Healthcare scientists are key members of the Cellular Pathology workforce, with education and knowledge to support their medically-trained counterparts in clinical service delivery. To be fit for the future, Cellular Pathology needs to adapt its workforce. Healthcare scientists are an obvious resource, and usually already exist within NHS Cellular Pathology laboratories.
I am thrilled to have been awarded one of the 2017 CSO Fellowships, at a time when I am establishing and developing my clinical and leadership roles. This is an exciting, but challenging time for scientists within Cellular Pathology, where workforce transformation is a key theme. I will use the fellowship to face these challenges, try to overcome them and move forward. I hope to gain training in advanced leadership techniques to help me lead and support colleagues and peers.
The histopathology workforce is changing. Finally there are opportunities for Healthcare Scientists to have an independent clinical career, rather than being seen as the staff group who provide managerial, scientific and technical support to medically qualified pathologists who have traditionally provided the clinical service. However, many problems lie ahead, including acceptance of qualifications, resistance to change and disjointed training. Work is needed to overcome these challenges and to provide clear opportunities for Healthcare Scientists to be an accepted part of the clinical workforce. I will use the fellowship to help address the challenges!
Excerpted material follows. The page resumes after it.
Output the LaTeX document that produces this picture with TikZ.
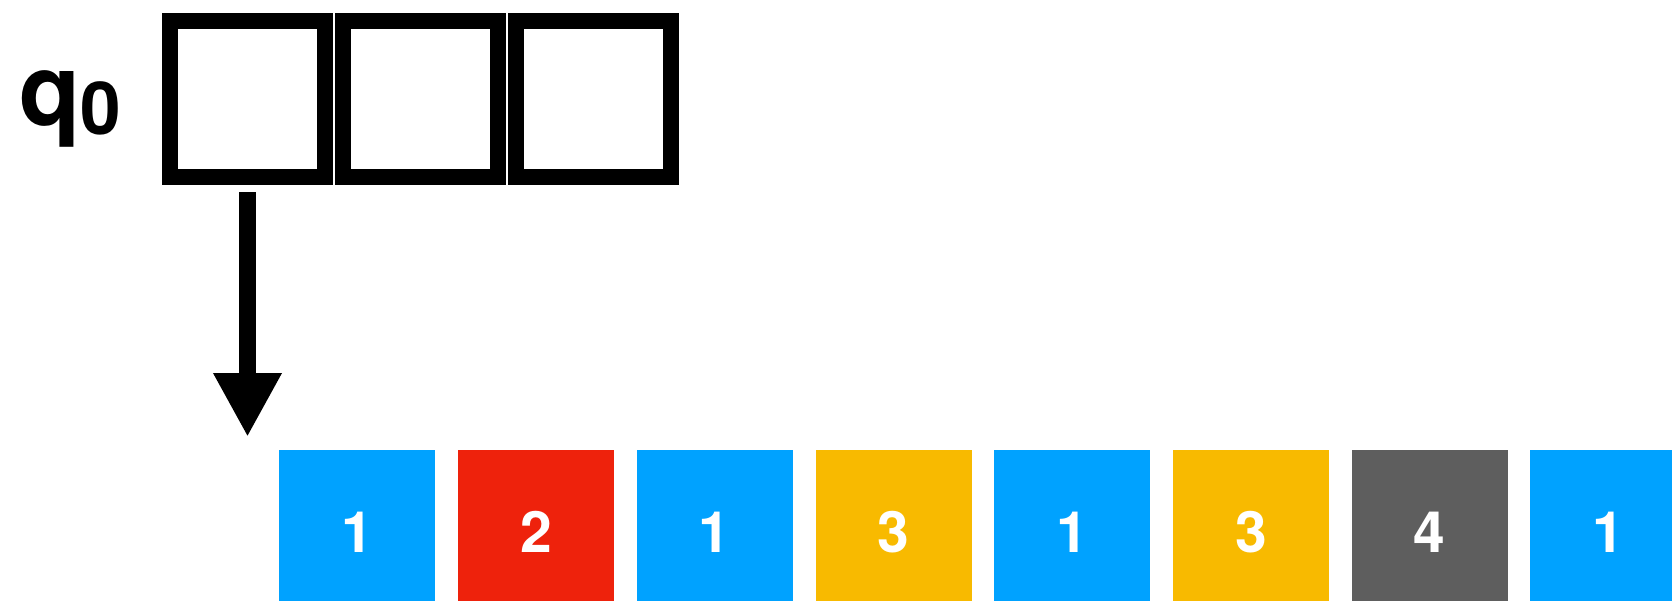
\documentclass[tikz,border=0pt]{standalone}
\usepackage{fontspec}
\setmainfont{TeX Gyre Heros}
\usetikzlibrary{arrows.meta}
\definecolor{KeyBlue}{RGB}{0,162,255}
\definecolor{KeyRed}{RGB}{238,34,12}
\definecolor{KeyYellow}{RGB}{248,186,0}
\definecolor{KeyGray}{RGB}{94,94,94}
\begin{document}
\begin{tikzpicture}[x=1pt,y=-1pt,
    reg/.style={draw=black,line width=16pt,outer sep=0pt,inner sep=0pt,
      minimum width=155pt,minimum height=156pt},
    cell/.style={inner sep=0pt,outer sep=0pt,minimum size=156pt,text=white,
      font=\fontsize{57}{57}\bfseries},
    ptr/.style={line width=17pt,-{Triangle[length=64pt,width=64pt]}}]
      \clip (0,0) rectangle (1672,601);
      % register and its label
      \node[anchor=base west,inner sep=0pt,font=\fontsize{100}{100}\bfseries] (qlab)
        at (19,126) {q\raisebox{-9pt}{\fontsize{73}{73}\selectfont 0}};
      \node[reg] (reg1) at (247.5,99) {};
      \node[reg] (reg2) at (420.5,99) {};
      \node[reg] (reg3) at (593.5,99) {};
      % input cells
      \foreach \i/\v/\c in {0/1/KeyBlue,1/2/KeyRed,2/1/KeyBlue,3/3/KeyYellow,
          4/1/KeyBlue,5/3/KeyYellow,6/4/KeyGray,7/1/KeyBlue}
        \node[cell,fill=\c] (c\i) at ({357.4+178.7*\i},528)
          {\raisebox{-24.5pt}[0pt][0pt]{\v}};
      \coordinate (tip) at (247.5,437);
      \draw[ptr] ([yshift=-15.5pt]reg1.south) -- (tip);
    \end{tikzpicture}
\end{document}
I am passionate about education and training, especially the development of scientific clinical careers within Cellular Pathology. As departmental Education and Training Lead I provide educational and academic supervision to colleagues and students. I also enjoy outreach events, inspiring children, but especially girls, to consider STEM careers. Many girls think that science is for boys, but I am proof that women can excel with hard work and determination. I will use my experience of the Fellowship to develop this role and continue to engage with girls thinking about science careers, but also women at the start of their careers within Healthcare Science, and within Cellular Pathology.